Data section
|---|
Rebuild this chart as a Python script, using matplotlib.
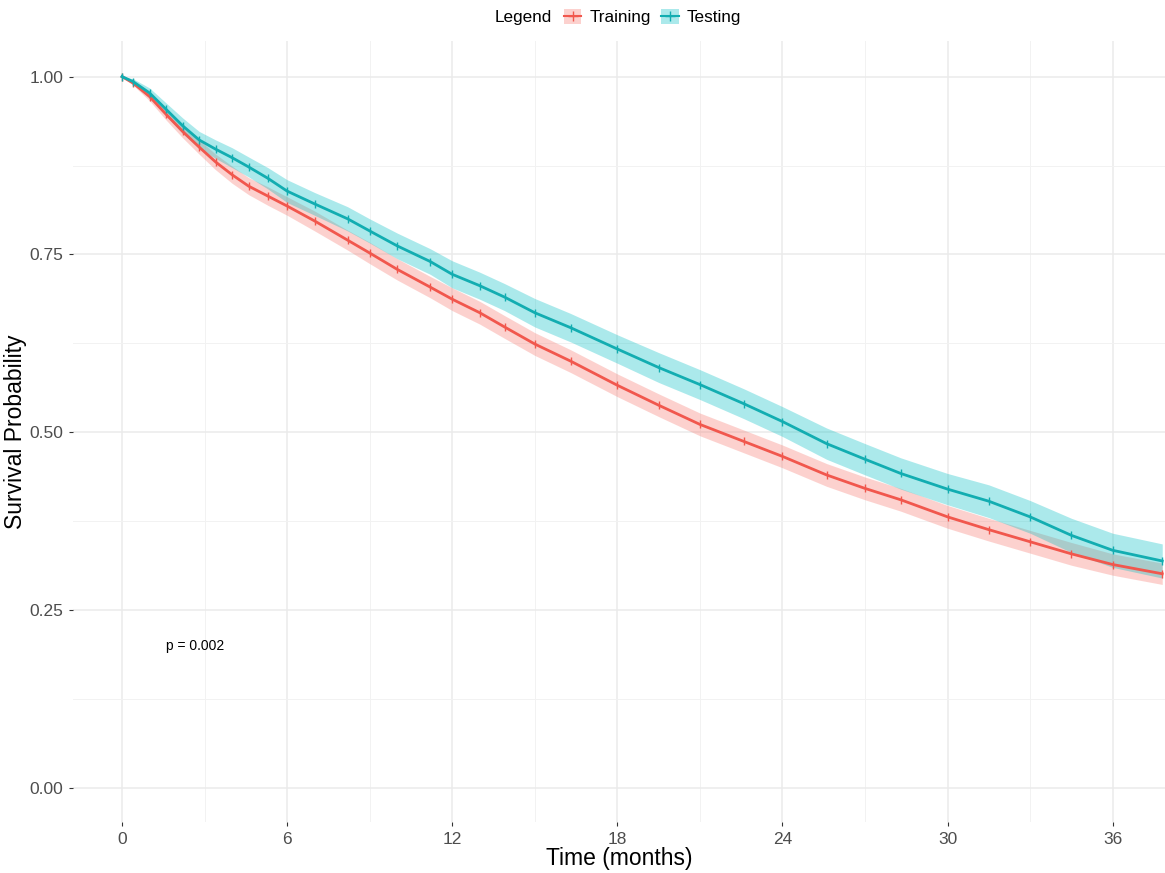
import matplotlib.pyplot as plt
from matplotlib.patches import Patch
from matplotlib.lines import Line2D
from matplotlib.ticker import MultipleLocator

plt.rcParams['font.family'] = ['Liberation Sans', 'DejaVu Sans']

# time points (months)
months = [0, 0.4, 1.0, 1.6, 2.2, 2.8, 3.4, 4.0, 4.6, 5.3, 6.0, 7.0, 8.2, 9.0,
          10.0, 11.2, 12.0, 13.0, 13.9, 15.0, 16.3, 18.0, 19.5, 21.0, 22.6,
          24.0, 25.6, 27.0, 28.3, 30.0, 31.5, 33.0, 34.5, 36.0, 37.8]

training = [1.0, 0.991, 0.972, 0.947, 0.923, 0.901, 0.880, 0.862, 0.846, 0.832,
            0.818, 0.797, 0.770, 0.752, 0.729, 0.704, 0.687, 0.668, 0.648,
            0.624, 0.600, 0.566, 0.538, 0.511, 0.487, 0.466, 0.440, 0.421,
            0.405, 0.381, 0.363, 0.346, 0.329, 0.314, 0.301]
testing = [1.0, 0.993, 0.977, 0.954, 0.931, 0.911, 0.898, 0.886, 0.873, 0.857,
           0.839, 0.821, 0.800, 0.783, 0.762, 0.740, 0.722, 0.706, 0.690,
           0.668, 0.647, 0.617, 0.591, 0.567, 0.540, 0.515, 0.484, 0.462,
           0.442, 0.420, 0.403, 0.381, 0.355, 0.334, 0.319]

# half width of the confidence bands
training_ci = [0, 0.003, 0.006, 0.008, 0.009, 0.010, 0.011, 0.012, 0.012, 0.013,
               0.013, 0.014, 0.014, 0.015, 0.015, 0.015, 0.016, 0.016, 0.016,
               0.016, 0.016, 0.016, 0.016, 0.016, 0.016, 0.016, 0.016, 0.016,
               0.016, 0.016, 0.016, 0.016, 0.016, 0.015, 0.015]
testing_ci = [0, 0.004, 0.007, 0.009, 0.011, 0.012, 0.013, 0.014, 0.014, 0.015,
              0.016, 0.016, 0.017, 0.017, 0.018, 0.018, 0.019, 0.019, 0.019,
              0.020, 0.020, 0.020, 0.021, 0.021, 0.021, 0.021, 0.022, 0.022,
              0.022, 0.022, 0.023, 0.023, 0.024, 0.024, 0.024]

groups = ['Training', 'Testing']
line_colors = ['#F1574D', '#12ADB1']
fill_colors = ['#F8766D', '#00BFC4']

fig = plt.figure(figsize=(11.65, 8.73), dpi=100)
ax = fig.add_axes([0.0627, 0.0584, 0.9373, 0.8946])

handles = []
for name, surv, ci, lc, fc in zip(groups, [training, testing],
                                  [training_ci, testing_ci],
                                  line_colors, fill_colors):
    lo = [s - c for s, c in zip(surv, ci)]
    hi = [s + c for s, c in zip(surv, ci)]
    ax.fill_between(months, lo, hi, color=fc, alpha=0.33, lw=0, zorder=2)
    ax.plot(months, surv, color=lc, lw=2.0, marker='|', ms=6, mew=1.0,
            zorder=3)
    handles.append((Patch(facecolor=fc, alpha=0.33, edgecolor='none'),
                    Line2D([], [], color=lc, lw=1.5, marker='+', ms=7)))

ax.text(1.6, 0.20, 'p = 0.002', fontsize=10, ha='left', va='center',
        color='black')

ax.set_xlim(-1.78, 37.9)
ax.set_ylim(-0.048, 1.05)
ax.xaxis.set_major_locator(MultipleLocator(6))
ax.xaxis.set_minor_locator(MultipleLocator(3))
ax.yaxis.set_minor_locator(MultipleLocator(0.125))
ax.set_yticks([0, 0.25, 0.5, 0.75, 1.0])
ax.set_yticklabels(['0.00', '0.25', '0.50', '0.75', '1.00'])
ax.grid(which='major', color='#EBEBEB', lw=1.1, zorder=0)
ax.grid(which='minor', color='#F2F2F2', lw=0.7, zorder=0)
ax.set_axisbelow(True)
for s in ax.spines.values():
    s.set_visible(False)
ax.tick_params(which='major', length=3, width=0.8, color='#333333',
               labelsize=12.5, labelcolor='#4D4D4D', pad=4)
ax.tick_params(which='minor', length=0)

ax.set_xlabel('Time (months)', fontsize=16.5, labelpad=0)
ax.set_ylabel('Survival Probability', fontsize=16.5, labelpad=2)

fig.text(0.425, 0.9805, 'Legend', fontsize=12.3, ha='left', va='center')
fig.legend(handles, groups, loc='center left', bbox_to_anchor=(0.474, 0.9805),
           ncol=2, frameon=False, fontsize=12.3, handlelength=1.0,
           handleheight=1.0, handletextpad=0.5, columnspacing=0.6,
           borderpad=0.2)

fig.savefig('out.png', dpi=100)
|---|
Task brief
Take the listing and print it again exactly, but without any pictures.

Solution to this task
Rebuild this chart as a Python script, using matplotlib.
import matplotlib.pyplot as plt
from matplotlib.patches import Patch
from matplotlib.lines import Line2D
from matplotlib.ticker import MultipleLocator

plt.rcParams['font.family'] = ['Liberation Sans', 'DejaVu Sans']

# time points (months)
months = [0, 0.4, 1.0, 1.6, 2.2, 2.8, 3.4, 4.0, 4.6, 5.3, 6.0, 7.0, 8.2, 9.0,
          10.0, 11.2, 12.0, 13.0, 13.9, 15.0, 16.3, 18.0, 19.5, 21.0, 22.6,
          24.0, 25.6, 27.0, 28.3, 30.0, 31.5, 33.0, 34.5, 36.0, 37.8]

training = [1.0, 0.991, 0.972, 0.947, 0.923, 0.901, 0.880, 0.862, 0.846, 0.832,
            0.818, 0.797, 0.770, 0.752, 0.729, 0.704, 0.687, 0.668, 0.648,
            0.624, 0.600, 0.566, 0.538, 0.511, 0.487, 0.466, 0.440, 0.421,
            0.405, 0.381, 0.363, 0.346, 0.329, 0.314, 0.301]
testing = [1.0, 0.993, 0.977, 0.954, 0.931, 0.911, 0.898, 0.886, 0.873, 0.857,
           0.839, 0.821, 0.800, 0.783, 0.762, 0.740, 0.722, 0.706, 0.690,
           0.668, 0.647, 0.617, 0.591, 0.567, 0.540, 0.515, 0.484, 0.462,
           0.442, 0.420, 0.403, 0.381, 0.355, 0.334, 0.319]

# half width of the confidence bands
training_ci = [0, 0.003, 0.006, 0.008, 0.009, 0.010, 0.011, 0.012, 0.012, 0.013,
               0.013, 0.014, 0.014, 0.015, 0.015, 0.015, 0.016, 0.016, 0.016,
               0.016, 0.016, 0.016, 0.016, 0.016, 0.016, 0.016, 0.016, 0.016,
               0.016, 0.016, 0.016, 0.016, 0.016, 0.015, 0.015]
testing_ci = [0, 0.004, 0.007, 0.009, 0.011, 0.012, 0.013, 0.014, 0.014, 0.015,
              0.016, 0.016, 0.017, 0.017, 0.018, 0.018, 0.019, 0.019, 0.019,
              0.020, 0.020, 0.020, 0.021, 0.021, 0.021, 0.021, 0.022, 0.022,
              0.022, 0.022, 0.023, 0.023, 0.024, 0.024, 0.024]

groups = ['Training', 'Testing']
line_colors = ['#F1574D', '#12ADB1']
fill_colors = ['#F8766D', '#00BFC4']

fig = plt.figure(figsize=(11.65, 8.73), dpi=100)
ax = fig.add_axes([0.0627, 0.0584, 0.9373, 0.8946])

handles = []
for name, surv, ci, lc, fc in zip(groups, [training, testing],
                                  [training_ci, testing_ci],
                                  line_colors, fill_colors):
    lo = [s - c for s, c in zip(surv, ci)]
    hi = [s + c for s, c in zip(surv, ci)]
    ax.fill_between(months, lo, hi, color=fc, alpha=0.33, lw=0, zorder=2)
    ax.plot(months, surv, color=lc, lw=2.0, marker='|', ms=6, mew=1.0,
            zorder=3)
    handles.append((Patch(facecolor=fc, alpha=0.33, edgecolor='none'),
                    Line2D([], [], color=lc, lw=1.5, marker='+', ms=7)))

ax.text(1.6, 0.20, 'p = 0.002', fontsize=10, ha='left', va='center',
        color='black')

ax.set_xlim(-1.78, 37.9)
ax.set_ylim(-0.048, 1.05)
ax.xaxis.set_major_locator(MultipleLocator(6))
ax.xaxis.set_minor_locator(MultipleLocator(3))
ax.yaxis.set_minor_locator(MultipleLocator(0.125))
ax.set_yticks([0, 0.25, 0.5, 0.75, 1.0])
ax.set_yticklabels(['0.00', '0.25', '0.50', '0.75', '1.00'])
ax.grid(which='major', color='#EBEBEB', lw=1.1, zorder=0)
ax.grid(which='minor', color='#F2F2F2', lw=0.7, zorder=0)
ax.set_axisbelow(True)
for s in ax.spines.values():
    s.set_visible(False)
ax.tick_params(which='major', length=3, width=0.8, color='#333333',
               labelsize=12.5, labelcolor='#4D4D4D', pad=4)
ax.tick_params(which='minor', length=0)

ax.set_xlabel('Time (months)', fontsize=16.5, labelpad=0)
ax.set_ylabel('Survival Probability', fontsize=16.5, labelpad=2)

fig.text(0.425, 0.9805, 'Legend', fontsize=12.3, ha='left', va='center')
fig.legend(handles, groups, loc='center left', bbox_to_anchor=(0.474, 0.9805),
           ncol=2, frameon=False, fontsize=12.3, handlelength=1.0,
           handleheight=1.0, handletextpad=0.5, columnspacing=0.6,
           borderpad=0.2)

fig.savefig('out.png', dpi=100)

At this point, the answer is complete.